Requirements
Give the data again exactly as written, skipping any pictures.
□ □ □ □ □
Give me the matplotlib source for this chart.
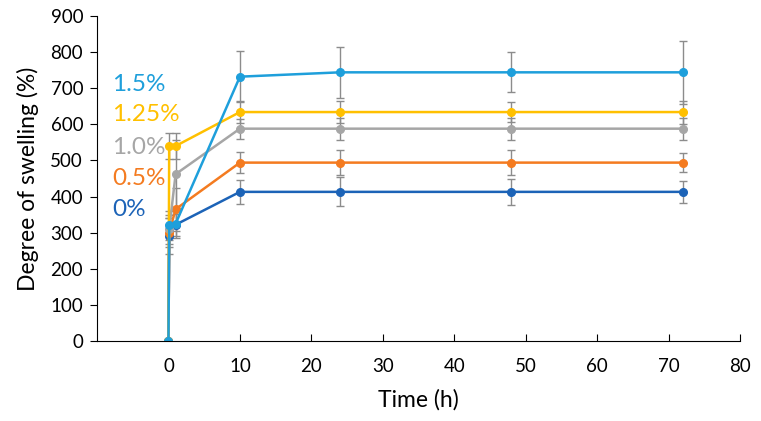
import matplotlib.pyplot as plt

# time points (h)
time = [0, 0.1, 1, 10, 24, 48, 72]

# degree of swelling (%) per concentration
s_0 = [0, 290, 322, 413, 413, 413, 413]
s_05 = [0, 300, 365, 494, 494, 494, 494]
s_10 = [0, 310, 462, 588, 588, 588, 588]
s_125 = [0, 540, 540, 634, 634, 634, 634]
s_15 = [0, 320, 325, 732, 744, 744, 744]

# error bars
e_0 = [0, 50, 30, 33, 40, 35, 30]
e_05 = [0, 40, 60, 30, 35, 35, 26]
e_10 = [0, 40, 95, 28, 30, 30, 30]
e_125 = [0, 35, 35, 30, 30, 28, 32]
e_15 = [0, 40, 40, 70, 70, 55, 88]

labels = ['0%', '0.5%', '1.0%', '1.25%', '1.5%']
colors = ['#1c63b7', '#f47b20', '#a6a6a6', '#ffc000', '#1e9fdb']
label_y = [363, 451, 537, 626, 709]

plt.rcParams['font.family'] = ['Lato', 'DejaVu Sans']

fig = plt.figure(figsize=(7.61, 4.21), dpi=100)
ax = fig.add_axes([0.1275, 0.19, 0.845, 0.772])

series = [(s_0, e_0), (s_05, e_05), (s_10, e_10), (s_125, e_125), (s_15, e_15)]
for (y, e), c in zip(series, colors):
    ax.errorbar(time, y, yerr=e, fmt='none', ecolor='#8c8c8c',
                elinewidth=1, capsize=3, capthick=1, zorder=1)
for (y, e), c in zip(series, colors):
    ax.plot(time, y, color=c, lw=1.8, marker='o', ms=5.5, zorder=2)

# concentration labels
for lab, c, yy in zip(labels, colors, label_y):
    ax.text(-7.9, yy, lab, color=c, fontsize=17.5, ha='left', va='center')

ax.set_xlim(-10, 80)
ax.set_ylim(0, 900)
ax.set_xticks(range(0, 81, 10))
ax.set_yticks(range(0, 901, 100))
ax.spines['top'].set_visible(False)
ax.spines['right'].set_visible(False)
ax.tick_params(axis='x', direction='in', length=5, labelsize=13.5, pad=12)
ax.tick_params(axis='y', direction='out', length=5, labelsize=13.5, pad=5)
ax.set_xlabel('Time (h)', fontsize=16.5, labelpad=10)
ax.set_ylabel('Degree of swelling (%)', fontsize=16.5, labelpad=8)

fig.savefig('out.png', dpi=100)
□ □ □ □ □
Exercise output
Give me the matplotlib source for this chart.
import matplotlib.pyplot as plt

# time points (h)
time = [0, 0.1, 1, 10, 24, 48, 72]

# degree of swelling (%) per concentration
s_0 = [0, 290, 322, 413, 413, 413, 413]
s_05 = [0, 300, 365, 494, 494, 494, 494]
s_10 = [0, 310, 462, 588, 588, 588, 588]
s_125 = [0, 540, 540, 634, 634, 634, 634]
s_15 = [0, 320, 325, 732, 744, 744, 744]

# error bars
e_0 = [0, 50, 30, 33, 40, 35, 30]
e_05 = [0, 40, 60, 30, 35, 35, 26]
e_10 = [0, 40, 95, 28, 30, 30, 30]
e_125 = [0, 35, 35, 30, 30, 28, 32]
e_15 = [0, 40, 40, 70, 70, 55, 88]

labels = ['0%', '0.5%', '1.0%', '1.25%', '1.5%']
colors = ['#1c63b7', '#f47b20', '#a6a6a6', '#ffc000', '#1e9fdb']
label_y = [363, 451, 537, 626, 709]

plt.rcParams['font.family'] = ['Lato', 'DejaVu Sans']

fig = plt.figure(figsize=(7.61, 4.21), dpi=100)
ax = fig.add_axes([0.1275, 0.19, 0.845, 0.772])

series = [(s_0, e_0), (s_05, e_05), (s_10, e_10), (s_125, e_125), (s_15, e_15)]
for (y, e), c in zip(series, colors):
    ax.errorbar(time, y, yerr=e, fmt='none', ecolor='#8c8c8c',
                elinewidth=1, capsize=3, capthick=1, zorder=1)
for (y, e), c in zip(series, colors):
    ax.plot(time, y, color=c, lw=1.8, marker='o', ms=5.5, zorder=2)

# concentration labels
for lab, c, yy in zip(labels, colors, label_y):
    ax.text(-7.9, yy, lab, color=c, fontsize=17.5, ha='left', va='center')

ax.set_xlim(-10, 80)
ax.set_ylim(0, 900)
ax.set_xticks(range(0, 81, 10))
ax.set_yticks(range(0, 901, 100))
ax.spines['top'].set_visible(False)
ax.spines['right'].set_visible(False)
ax.tick_params(axis='x', direction='in', length=5, labelsize=13.5, pad=12)
ax.tick_params(axis='y', direction='out', length=5, labelsize=13.5, pad=5)
ax.set_xlabel('Time (h)', fontsize=16.5, labelpad=10)
ax.set_ylabel('Degree of swelling (%)', fontsize=16.5, labelpad=8)

fig.savefig('out.png', dpi=100)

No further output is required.